In the fifth chapter the author gives a detailed analysis that Prophetic traditions can specify the general rulings of Holy Quran and demystify Ghamidhi’s view and said that this is basically the disavowal of prophetic traditions. The reception and understanding of the Book of Allah is based on Prophet’s endorsement, saying and confirmation. We received this knowledge of Din through Hadith narrations which can both be final or not final. Javed Ahmad Ghamidhi is himself not only particularization but changing the rulings of holy Quran.
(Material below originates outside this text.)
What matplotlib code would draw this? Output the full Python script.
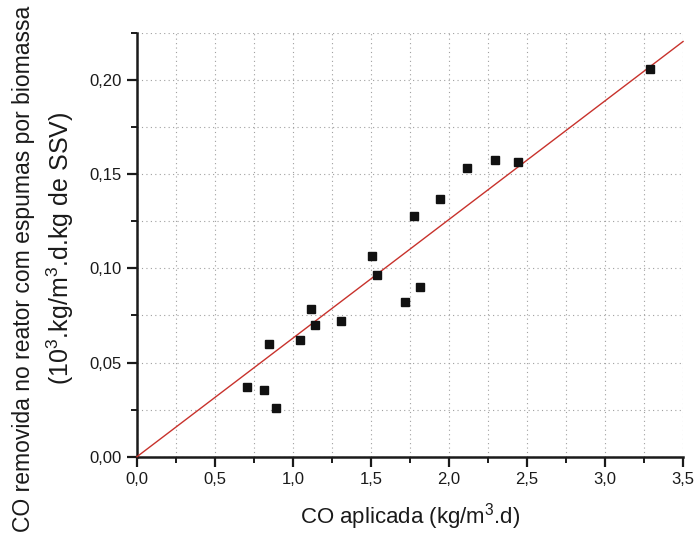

Women issues like veil, Modesty etc are discussed in sixth chapter. As per the author non believers dislike the two things of believers that are beard and the veil. Ghamidi makes their way easy and take them out of Islam. Quoting Ghamidhi, “There is not a single commandment in Shariah for a woman to hide her hair”, the author debunked this view with a lot of references from Qur’an, Ahadith and Athar-i-Sahaba (examples from the companions).
The last whole chapter deals with the issue of beard. The author himself is agreed that Ghamidi wants to systematically slaughter every Ahadith on the basis of his own views. As for the beard, Ghamidi has some points, but he has deterred from orthodox scholarship. The author mentioned the four famous jurist’s position saying that it is prohibited to shave the beard. He also mentioned a group of scholars like Imam Ibn tamiyyah, Ibn Qayim, Ibn, Ibn Abideen that it is Haram to shave the beard. The author mentioned Shah Waliullah’s view which says that the shaving of beard is the work of fire worshippers. There are many Ahadith which prove that sporting beard is not only the Sunnah of the Prophet Muhammad (SAW) but of all the prophets of Allah.
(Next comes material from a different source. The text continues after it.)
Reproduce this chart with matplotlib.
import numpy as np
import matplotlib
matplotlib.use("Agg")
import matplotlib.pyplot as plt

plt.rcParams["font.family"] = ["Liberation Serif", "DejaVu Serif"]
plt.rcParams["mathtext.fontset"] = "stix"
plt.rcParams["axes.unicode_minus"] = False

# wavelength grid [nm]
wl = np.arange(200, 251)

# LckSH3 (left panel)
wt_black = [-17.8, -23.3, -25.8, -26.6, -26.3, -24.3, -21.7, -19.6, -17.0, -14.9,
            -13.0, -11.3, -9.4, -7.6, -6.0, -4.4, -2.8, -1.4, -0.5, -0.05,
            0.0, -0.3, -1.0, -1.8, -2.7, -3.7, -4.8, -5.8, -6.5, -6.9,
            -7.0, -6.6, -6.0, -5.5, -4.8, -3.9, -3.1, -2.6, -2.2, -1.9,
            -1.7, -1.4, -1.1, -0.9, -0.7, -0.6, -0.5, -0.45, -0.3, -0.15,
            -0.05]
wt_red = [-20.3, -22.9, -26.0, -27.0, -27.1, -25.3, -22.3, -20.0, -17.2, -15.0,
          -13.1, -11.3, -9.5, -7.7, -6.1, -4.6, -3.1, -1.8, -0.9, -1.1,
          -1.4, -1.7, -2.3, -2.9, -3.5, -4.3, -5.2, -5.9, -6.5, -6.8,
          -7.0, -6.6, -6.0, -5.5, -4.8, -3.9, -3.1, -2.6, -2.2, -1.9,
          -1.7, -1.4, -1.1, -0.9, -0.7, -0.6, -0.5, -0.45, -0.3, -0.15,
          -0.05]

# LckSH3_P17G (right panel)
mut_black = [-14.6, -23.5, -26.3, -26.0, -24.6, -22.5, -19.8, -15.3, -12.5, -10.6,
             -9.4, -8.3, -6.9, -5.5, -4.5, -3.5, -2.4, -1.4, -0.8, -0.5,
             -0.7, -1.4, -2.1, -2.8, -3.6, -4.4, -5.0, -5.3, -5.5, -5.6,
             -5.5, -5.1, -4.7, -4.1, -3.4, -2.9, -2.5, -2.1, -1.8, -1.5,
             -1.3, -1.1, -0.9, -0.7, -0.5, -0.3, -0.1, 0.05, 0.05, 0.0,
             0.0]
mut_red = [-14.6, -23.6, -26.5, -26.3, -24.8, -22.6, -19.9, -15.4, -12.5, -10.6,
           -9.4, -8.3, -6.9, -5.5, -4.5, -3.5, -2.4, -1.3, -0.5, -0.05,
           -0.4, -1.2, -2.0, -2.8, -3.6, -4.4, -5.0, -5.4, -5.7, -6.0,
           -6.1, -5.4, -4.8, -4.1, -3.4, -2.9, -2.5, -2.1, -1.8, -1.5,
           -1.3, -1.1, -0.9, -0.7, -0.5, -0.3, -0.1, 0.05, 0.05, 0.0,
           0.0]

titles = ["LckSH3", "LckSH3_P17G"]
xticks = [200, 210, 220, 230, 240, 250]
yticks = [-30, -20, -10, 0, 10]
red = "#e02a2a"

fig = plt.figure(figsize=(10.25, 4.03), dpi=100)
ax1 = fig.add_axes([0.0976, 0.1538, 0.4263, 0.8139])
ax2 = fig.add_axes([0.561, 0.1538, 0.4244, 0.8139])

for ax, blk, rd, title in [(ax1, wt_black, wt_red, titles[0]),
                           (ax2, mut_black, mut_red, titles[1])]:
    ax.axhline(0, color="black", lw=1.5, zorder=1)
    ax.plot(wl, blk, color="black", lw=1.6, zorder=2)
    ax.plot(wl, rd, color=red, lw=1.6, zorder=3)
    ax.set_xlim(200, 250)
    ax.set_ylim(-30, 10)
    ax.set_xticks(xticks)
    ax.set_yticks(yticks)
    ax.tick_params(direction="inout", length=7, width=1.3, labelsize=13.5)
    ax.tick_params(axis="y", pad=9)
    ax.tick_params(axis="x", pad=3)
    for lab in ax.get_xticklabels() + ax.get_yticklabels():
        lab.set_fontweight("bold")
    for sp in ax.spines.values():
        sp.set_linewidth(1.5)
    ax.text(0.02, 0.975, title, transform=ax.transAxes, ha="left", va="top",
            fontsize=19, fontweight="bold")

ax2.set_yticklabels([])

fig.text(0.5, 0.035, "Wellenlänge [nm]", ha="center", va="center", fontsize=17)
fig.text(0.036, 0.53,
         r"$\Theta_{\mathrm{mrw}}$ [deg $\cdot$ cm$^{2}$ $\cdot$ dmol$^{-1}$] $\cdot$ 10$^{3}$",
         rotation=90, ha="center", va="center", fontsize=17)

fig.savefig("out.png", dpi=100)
The book is a sort of a treasure trove for scholars as we well as academicians working on or interesting in understanding Islamic discourses. It challenges the narratives of Ghamidhi not only through author’s own analysis, but crucially with direct testimony from classical sources. No doubt this book is written for refuting Ghamidhi ideology, however on balance this book is a positive contribution for the better understanding of Islam and profitable for all the categories of Islamic society.